Не важно, что видела их только она, и они так же упрямы и загадочны, как те слова, появившиеся на стене во время пира царя Валтасара: Mene, mene tekel parsin? Что с того, что лишь она знала, что это маленькое серое пятно, до сих пор сохранившееся на северной стене ее спальни и отказывающееся исчезать — след пролитых ею безутешных слез? «Уже никогда, никогда твои руки не будут ласкать меня, и я не буду целовать твои белокурые волосы… о, они все в крови! Сними с него амулет, который ты ему подарила, — такой же, как у тебя, Беатрис. Заметем все следы. Mene, mene tekel…»
Бояться нечего: никто не знал тайну этого пятна на стене, никто, кроме нее самой… А в бывшей комнате своей дочери Инес на полу едва заметный след апельсинового сока, смешанного с пепельным порошком, который врач давал девочке в те три ночи, размешивая его в стакане неуверенной рукой. Столько времени прошло… как возможно, чтобы пятно до сих пор сохранилось? «Сеньора, уверяю вас, здесь ничего нет, я терла это место уже тысячу раз, мы даже натирали пол воском». — «Я говорю вам — пятно осталось; потрите его хорошенько, попробуйте тряпкой со щелоком, пятна быть не должно, я хочу, чтобы все было безупречно». Mene, mene tekel parsin…
И все действительно выглядело безупречно, по крайней мере пока Беатрис не пробудет дома около недели; тогда снова, одно за другим, возникали пятна — в ее комнате, в галерее и особенно в библиотеке. Пятна от снотворного, ужасный невидимый след пота юноши на ее простынях, след его поцелуев, крови и слез… В конце концов Беатрис, не выдержав, переезжала в гостиницу, куда вызывала потом одного из своих теперешних молодых любовников — таких же, а может быть, даже более красивых, чем Альберто, похожих на него во всем, кроме цвета волос. Короткие белокурые волосы, пропитанные кровью… А черный цвет — цвет траура — скрывал все, даже грехи: черные волосы можно целовать и целовать, не боясь, что губы окрасятся красным.

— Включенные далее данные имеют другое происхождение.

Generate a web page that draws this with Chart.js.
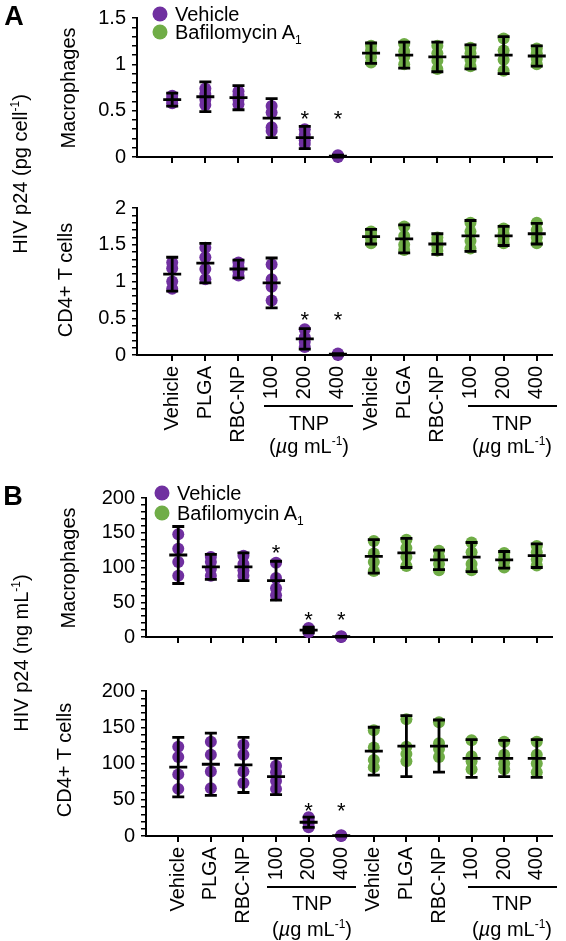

Почему она не продала этот дом? Беатрис Руано никогда даже не рассматривала такую возможность. Человек привыкает к призракам: Беатрис поняла это после смерти Сальвадора, умершего достаточно молодым, чтобы оставить ей лишь хорошие воспоминания. И много денег. И положение в обществе, которым пользовались вдовы — единственные в те времена действительно свободные женщины. Поэтому, по крайней мере до смерти Альберто, Беатрис так лелеяла память покойного мужа: все часы были заведены, комната Сальвадора почиталась как святилище, оружие было смазано, словно в ожидании его возращения. Это было меньшее, чего заслуживал муж, так удруживший ей своей смертью. Альберто же, напротив, не был приятным воспоминанием: он вызвал в Беатрис чувство вины и нечто, больше всего похожее на любовь из всего того, что она чувствовала за всю свою жизнь. Однако Беатрис знала, что, так же как в случае с Сальвадором, но по совершенно противоположным причинам, было намного удобнее любить Альберто мертвым, нежели живым, любить его в других телах, похожих на него, — такого юного и прекрасного, такого запретного для благопристойной вдовы. Ведь если женщина достаточно практична и способна умерять свою ностальгию, она может наслаждаться одновременно и тем и другим: и воспоминаниями о мертвом, и жаром живого тела — всем самым лучшим из обоих миров.
«Ну же, золотце, отдай мне это, мамочка обо всем позаботится». И с того дня Беатрис действительно стала заботиться обо всем, в особенности о своей дочери — такой не похожей на нее, не желавшей влюбляться в мальчиков Альберто и связывавшейся с самыми неподходящими типами.
— Ферди? Ферди, золотце… — В Мадриде Беатрис обычно встречалась с Ферди в отеле, так же как и с другими своими Тоникёртисами: ей не хотелось, чтобы кто-нибудь из ее любовников обнаружил, что весь дом полон пятен. — Знаешь, я уже приготовила все для своего дня рождения.
— ?..
— Спасибо, cuore[18], но я сама обо всем позабочусь: теперь достаточно позвонить в хороший ресторан, и тебе все доставят домой, даже пальцем не придется шевелить.
— ?..
— Боюсь, что нет, придется тебя разочаровать. На этот раз я решила отметить праздник в семейном кругу. Будем только ты, я, мой старый приятель Паньягуа и, может быть, Инесита, хотя это еще не точно. Нужно, чтобы она вернулась к тому времени из Лондона и мы с ней помирились.